Your task:
Reproduce the listing below character for character; drop every image.

Provided data:
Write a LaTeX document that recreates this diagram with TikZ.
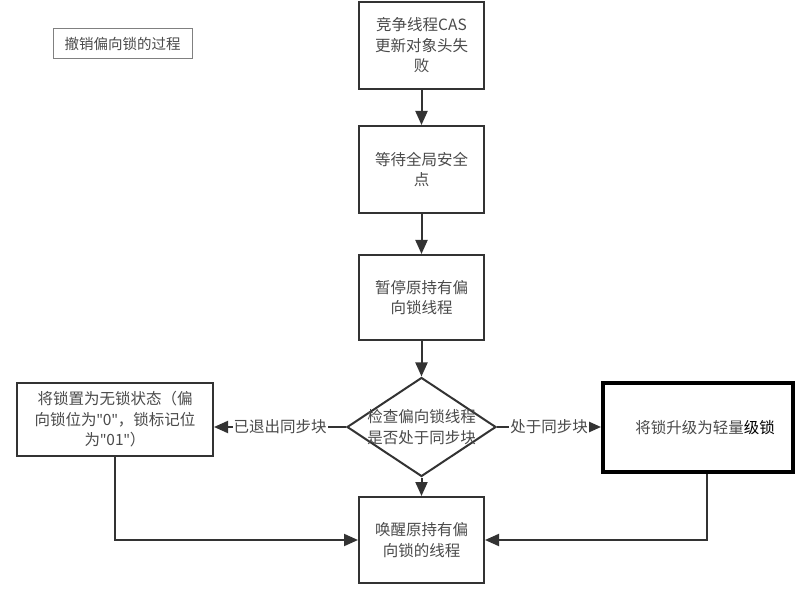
\documentclass[tikz,border=0pt]{standalone}
\usepackage{fontspec}
\setmainfont[Ligatures=NoCommon]{Noto Sans CJK SC}
\newfontfamily\latinf{Noto Sans}
\usetikzlibrary{arrows.meta,shapes.geometric}
\definecolor{txt}{HTML}{4A4A4A}
\definecolor{ln}{HTML}{333333}
\newcommand{\dq}{{\latinf\symbol{34}}}
\begin{document}
\begin{tikzpicture}[x=1pt,y=-1pt,
  every node/.style={font=\fontsize{15.5}{20.5}\selectfont, text=txt},
  box/.style={draw=ln, line width=2pt, rectangle, minimum width=125pt, inner sep=0pt, align=center},
  arr/.style={draw=ln, line width=2pt, -{Triangle[length=14pt,width=12pt]}},
  lab/.style={fill=white, inner sep=1pt}
]
\useasboundingbox (0,0) rectangle (811,609);
\node[draw=gray, line width=1pt, minimum width=139pt, minimum height=30pt, inner sep=0pt,
  font=\fontsize{14.5}{18}\selectfont] (title) at (122.5,44) {撤销偏向锁的过程};
\node[box, minimum height=87pt] (b1) at (421.5,45.5) {竞争线程CAS\\更新对象头失\\败};
\node[box, minimum height=87pt] (b2) at (421.5,169.5) {等待全局安全\\点};
\node[box, minimum height=85pt] (b3) at (421.5,297.5) {暂停原持有偏\\向锁线程};
\node[diamond, draw=ln, line width=2pt, minimum width=149pt, minimum height=99pt, inner sep=0pt] (d) at (421.5,427) {};
\node[align=center, inner sep=0pt] (dt) at (421.5,427) {检查偏向锁线程\\是否处于同步块};
\node[box, minimum width=196pt, minimum height=73pt] (lb) at (115,419.5) {将锁置为无锁状态（偏\\向锁位为\dq0\dq，锁标记位\\为\dq01\dq）};
\node[box, draw=black, line width=4pt, minimum width=190pt, minimum height=89pt] (rb) at (698,427.5) {\hspace*{14pt}将锁升级为轻量\textcolor{black}{级锁}};
\node[box, minimum height=86pt] (bb) at (421.5,540) {唤醒原持有偏\\向锁的线程};
\draw[arr] (b1) -- (b2);
\draw[arr] (b2) -- (b3);
\draw[arr] (b3) -- (d);
\draw[arr] (d.south) -- (bb.north);
\draw[arr] (d.west) -- node[lab] {已退出同步块} (d.west -| lb.east);
\draw[arr] (d.east) -- node[lab] {处于同步块} (d.east -| rb.west);
\draw[arr] (lb.south) |- (bb.west);
\draw[arr] ([xshift=9pt]rb.south) |- (bb.east);
\end{tikzpicture}
\end{document}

Task solution:
Write a LaTeX document that recreates this diagram with TikZ.
\documentclass[tikz,border=0pt]{standalone}
\usepackage{fontspec}
\setmainfont[Ligatures=NoCommon]{Noto Sans CJK SC}
\newfontfamily\latinf{Noto Sans}
\usetikzlibrary{arrows.meta,shapes.geometric}
\definecolor{txt}{HTML}{4A4A4A}
\definecolor{ln}{HTML}{333333}
\newcommand{\dq}{{\latinf\symbol{34}}}
\begin{document}
\begin{tikzpicture}[x=1pt,y=-1pt,
  every node/.style={font=\fontsize{15.5}{20.5}\selectfont, text=txt},
  box/.style={draw=ln, line width=2pt, rectangle, minimum width=125pt, inner sep=0pt, align=center},
  arr/.style={draw=ln, line width=2pt, -{Triangle[length=14pt,width=12pt]}},
  lab/.style={fill=white, inner sep=1pt}
]
\useasboundingbox (0,0) rectangle (811,609);
\node[draw=gray, line width=1pt, minimum width=139pt, minimum height=30pt, inner sep=0pt,
  font=\fontsize{14.5}{18}\selectfont] (title) at (122.5,44) {撤销偏向锁的过程};
\node[box, minimum height=87pt] (b1) at (421.5,45.5) {竞争线程CAS\\更新对象头失\\败};
\node[box, minimum height=87pt] (b2) at (421.5,169.5) {等待全局安全\\点};
\node[box, minimum height=85pt] (b3) at (421.5,297.5) {暂停原持有偏\\向锁线程};
\node[diamond, draw=ln, line width=2pt, minimum width=149pt, minimum height=99pt, inner sep=0pt] (d) at (421.5,427) {};
\node[align=center, inner sep=0pt] (dt) at (421.5,427) {检查偏向锁线程\\是否处于同步块};
\node[box, minimum width=196pt, minimum height=73pt] (lb) at (115,419.5) {将锁置为无锁状态（偏\\向锁位为\dq0\dq，锁标记位\\为\dq01\dq）};
\node[box, draw=black, line width=4pt, minimum width=190pt, minimum height=89pt] (rb) at (698,427.5) {\hspace*{14pt}将锁升级为轻量\textcolor{black}{级锁}};
\node[box, minimum height=86pt] (bb) at (421.5,540) {唤醒原持有偏\\向锁的线程};
\draw[arr] (b1) -- (b2);
\draw[arr] (b2) -- (b3);
\draw[arr] (b3) -- (d);
\draw[arr] (d.south) -- (bb.north);
\draw[arr] (d.west) -- node[lab] {已退出同步块} (d.west -| lb.east);
\draw[arr] (d.east) -- node[lab] {处于同步块} (d.east -| rb.west);
\draw[arr] (lb.south) |- (bb.west);
\draw[arr] ([xshift=9pt]rb.south) |- (bb.east);
\end{tikzpicture}
\end{document}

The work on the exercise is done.